___ Supplied information

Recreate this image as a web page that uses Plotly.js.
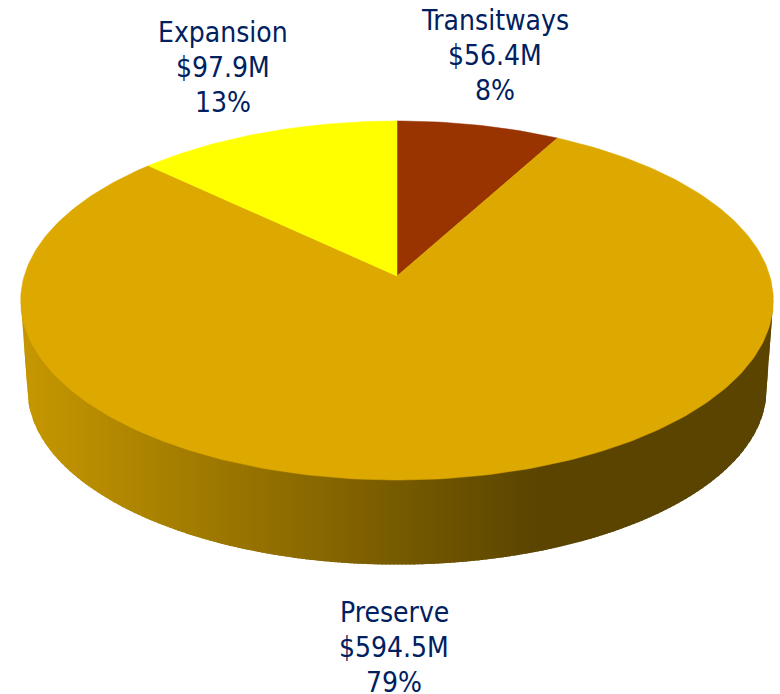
<!DOCTYPE html>
<html>
<head>
<meta charset="utf-8">
<script src="https://cdn.plot.ly/plotly-3.0.1.min.js"></script>
<style>html,body{margin:0;padding:0;background:#fff}#chart{width:780px;height:694px}</style>
</head>
<body>
<div id="chart"></div>
<script>
// Chart data
const categories = ["Transitways", "Preserve", "Expansion"];
const amounts = ["$56.4M", "$594.5M", "$97.9M"];
const shares = [8, 79, 13];

// Styling
const sliceColors = ["#993300", "#DDA900", "#FFFF00"];
const textColor = "#002060";
const labelFont = "'DejaVu Sans Condensed', 'DejaVu Sans', sans-serif";
const labelSize = 28;
const lineGap = 35;
const labelAnchors = [[495, 20], [394, 612], [223, 32]];

// Perspective pie geometry (in the plot's own pixel-like axis units)
const persp = 0.1365, cx = 397;
const topRim = {apexY: 276, a: 176.2, b: 372.8};
const botRim = {apexY: 366, a: 171.5, b: 366};

function project(rim, deg) {
  const t = deg * Math.PI / 180;
  const w = 1 + persp * Math.cos(t);
  return [cx + rim.b * Math.sin(t) / w, rim.apexY - rim.a * Math.cos(t) / w];
}
function wallColor(x) {
  const f = Math.min(1, Math.max(0, (x - 30) / (540 - 30)));
  const c = [196 + (90 - 196) * f, 150 + (68 - 150) * f, 0];
  return "rgb(" + c.map(Math.round).join(",") + ")";
}

// Lower outline of the wall, left to right: rim extreme, lower rim, rim extreme
const extremeDeg = Math.acos(-persp) * 180 / Math.PI;
const outline = [project(topRim, 360 - extremeDeg)];
for (let d = 360 - extremeDeg; d >= extremeDeg; d -= 1) outline.push(project(botRim, d));
outline.push(project(botRim, extremeDeg));
outline.push(project(topRim, extremeDeg));
function outlineY(x) {
  for (let i = 1; i < outline.length; i++) {
    if (x <= outline[i][0]) {
      const p = outline[i - 1], q = outline[i];
      const f = q[0] > p[0] ? (x - p[0]) / (q[0] - p[0]) : 0;
      return p[1] + (q[1] - p[1]) * f;
    }
  }
  return outline[outline.length - 1][1];
}

const traces = [];
// Side wall: vertical strips painted left to right, each overlapping the next
// so no seams show; the top face is painted over their upper ends
const stripWidth = 4, stripOverlap = 3;
const wallLeft = outline[0][0], wallRight = outline[outline.length - 1][0];
const wallTop = outline[0][1];
for (let x = wallLeft; x < wallRight; x += stripWidth) {
  const x1 = Math.min(wallRight, x + stripWidth + stripOverlap);
  const xs = [x], ys = [wallTop];
  for (let k = 0; k <= 7; k++) {
    const xk = x + (x1 - x) * k / 7;
    xs.push(xk); ys.push(outlineY(xk));
  }
  xs.push(x1, x); ys.push(wallTop, wallTop);
  const col = wallColor(x + stripWidth / 2);
  traces.push({
    type: "scatter", mode: "lines", fill: "toself", fillcolor: col,
    line: {color: col, width: 0}, hoverinfo: "skip", showlegend: false,
    x: xs, y: ys
  });
}
// Top face slices
const total = shares.reduce((a, b) => a + b, 0);
let start = 0;
shares.forEach((s, i) => {
  const sweep = s / total * 360;
  const xs = [cx], ys = [topRim.apexY];
  const n = Math.ceil(sweep);
  for (let k = 0; k <= n; k++) {
    const q = project(topRim, start + sweep * k / n);
    xs.push(q[0]); ys.push(q[1]);
  }
  xs.push(cx); ys.push(topRim.apexY);
  traces.push({
    type: "scatter", mode: "lines", fill: "toself", fillcolor: sliceColors[i],
    line: {color: sliceColors[i], width: 0.5}, name: categories[i],
    showlegend: false, hoverinfo: "name", x: xs, y: ys
  });
  start += sweep;
});

const annotations = [];
categories.forEach((c, i) => {
  [c, amounts[i], shares[i] + "%"].forEach((line, j) => {
    annotations.push({
      text: line,
      x: labelAnchors[i][0], y: labelAnchors[i][1] + j * lineGap, xref: "x", yref: "y",
      showarrow: false, align: "center", xanchor: "center", yanchor: "middle",
      borderpad: 0, font: {family: labelFont, size: labelSize, color: textColor}
    });
  });
});

const layout = {
  width: 780, height: 694,
  margin: {l: 0, r: 0, t: 0, b: 0},
  paper_bgcolor: "#ffffff", plot_bgcolor: "#ffffff",
  showlegend: false,
  xaxis: {range: [0, 780], visible: false, fixedrange: true},
  yaxis: {range: [694, 0], visible: false, fixedrange: true},
  annotations: annotations
};
Plotly.newPlot("chart", traces, layout, {displayModeBar: false, staticPlot: true});
</script>
</body>
</html>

______

# Challenge
Keep the pictures out of the copy and return the rest of the data above exactly.

# Answer to this exercise
Recreate this image as a web page that uses Plotly.js.
<!DOCTYPE html>
<html>
<head>
<meta charset="utf-8">
<script src="https://cdn.plot.ly/plotly-3.0.1.min.js"></script>
<style>html,body{margin:0;padding:0;background:#fff}#chart{width:780px;height:694px}</style>
</head>
<body>
<div id="chart"></div>
<script>
// Chart data
const categories = ["Transitways", "Preserve", "Expansion"];
const amounts = ["$56.4M", "$594.5M", "$97.9M"];
const shares = [8, 79, 13];

// Styling
const sliceColors = ["#993300", "#DDA900", "#FFFF00"];
const textColor = "#002060";
const labelFont = "'DejaVu Sans Condensed', 'DejaVu Sans', sans-serif";
const labelSize = 28;
const lineGap = 35;
const labelAnchors = [[495, 20], [394, 612], [223, 32]];

// Perspective pie geometry (in the plot's own pixel-like axis units)
const persp = 0.1365, cx = 397;
const topRim = {apexY: 276, a: 176.2, b: 372.8};
const botRim = {apexY: 366, a: 171.5, b: 366};

function project(rim, deg) {
  const t = deg * Math.PI / 180;
  const w = 1 + persp * Math.cos(t);
  return [cx + rim.b * Math.sin(t) / w, rim.apexY - rim.a * Math.cos(t) / w];
}
function wallColor(x) {
  const f = Math.min(1, Math.max(0, (x - 30) / (540 - 30)));
  const c = [196 + (90 - 196) * f, 150 + (68 - 150) * f, 0];
  return "rgb(" + c.map(Math.round).join(",") + ")";
}

// Lower outline of the wall, left to right: rim extreme, lower rim, rim extreme
const extremeDeg = Math.acos(-persp) * 180 / Math.PI;
const outline = [project(topRim, 360 - extremeDeg)];
for (let d = 360 - extremeDeg; d >= extremeDeg; d -= 1) outline.push(project(botRim, d));
outline.push(project(botRim, extremeDeg));
outline.push(project(topRim, extremeDeg));
function outlineY(x) {
  for (let i = 1; i < outline.length; i++) {
    if (x <= outline[i][0]) {
      const p = outline[i - 1], q = outline[i];
      const f = q[0] > p[0] ? (x - p[0]) / (q[0] - p[0]) : 0;
      return p[1] + (q[1] - p[1]) * f;
    }
  }
  return outline[outline.length - 1][1];
}

const traces = [];
// Side wall: vertical strips painted left to right, each overlapping the next
// so no seams show; the top face is painted over their upper ends
const stripWidth = 4, stripOverlap = 3;
const wallLeft = outline[0][0], wallRight = outline[outline.length - 1][0];
const wallTop = outline[0][1];
for (let x = wallLeft; x < wallRight; x += stripWidth) {
  const x1 = Math.min(wallRight, x + stripWidth + stripOverlap);
  const xs = [x], ys = [wallTop];
  for (let k = 0; k <= 7; k++) {
    const xk = x + (x1 - x) * k / 7;
    xs.push(xk); ys.push(outlineY(xk));
  }
  xs.push(x1, x); ys.push(wallTop, wallTop);
  const col = wallColor(x + stripWidth / 2);
  traces.push({
    type: "scatter", mode: "lines", fill: "toself", fillcolor: col,
    line: {color: col, width: 0}, hoverinfo: "skip", showlegend: false,
    x: xs, y: ys
  });
}
// Top face slices
const total = shares.reduce((a, b) => a + b, 0);
let start = 0;
shares.forEach((s, i) => {
  const sweep = s / total * 360;
  const xs = [cx], ys = [topRim.apexY];
  const n = Math.ceil(sweep);
  for (let k = 0; k <= n; k++) {
    const q = project(topRim, start + sweep * k / n);
    xs.push(q[0]); ys.push(q[1]);
  }
  xs.push(cx); ys.push(topRim.apexY);
  traces.push({
    type: "scatter", mode: "lines", fill: "toself", fillcolor: sliceColors[i],
    line: {color: sliceColors[i], width: 0.5}, name: categories[i],
    showlegend: false, hoverinfo: "name", x: xs, y: ys
  });
  start += sweep;
});

const annotations = [];
categories.forEach((c, i) => {
  [c, amounts[i], shares[i] + "%"].forEach((line, j) => {
    annotations.push({
      text: line,
      x: labelAnchors[i][0], y: labelAnchors[i][1] + j * lineGap, xref: "x", yref: "y",
      showarrow: false, align: "center", xanchor: "center", yanchor: "middle",
      borderpad: 0, font: {family: labelFont, size: labelSize, color: textColor}
    });
  });
});

const layout = {
  width: 780, height: 694,
  margin: {l: 0, r: 0, t: 0, b: 0},
  paper_bgcolor: "#ffffff", plot_bgcolor: "#ffffff",
  showlegend: false,
  xaxis: {range: [0, 780], visible: false, fixedrange: true},
  yaxis: {range: [694, 0], visible: false, fixedrange: true},
  annotations: annotations
};
Plotly.newPlot("chart", traces, layout, {displayModeBar: false, staticPlot: true});
</script>
</body>
</html>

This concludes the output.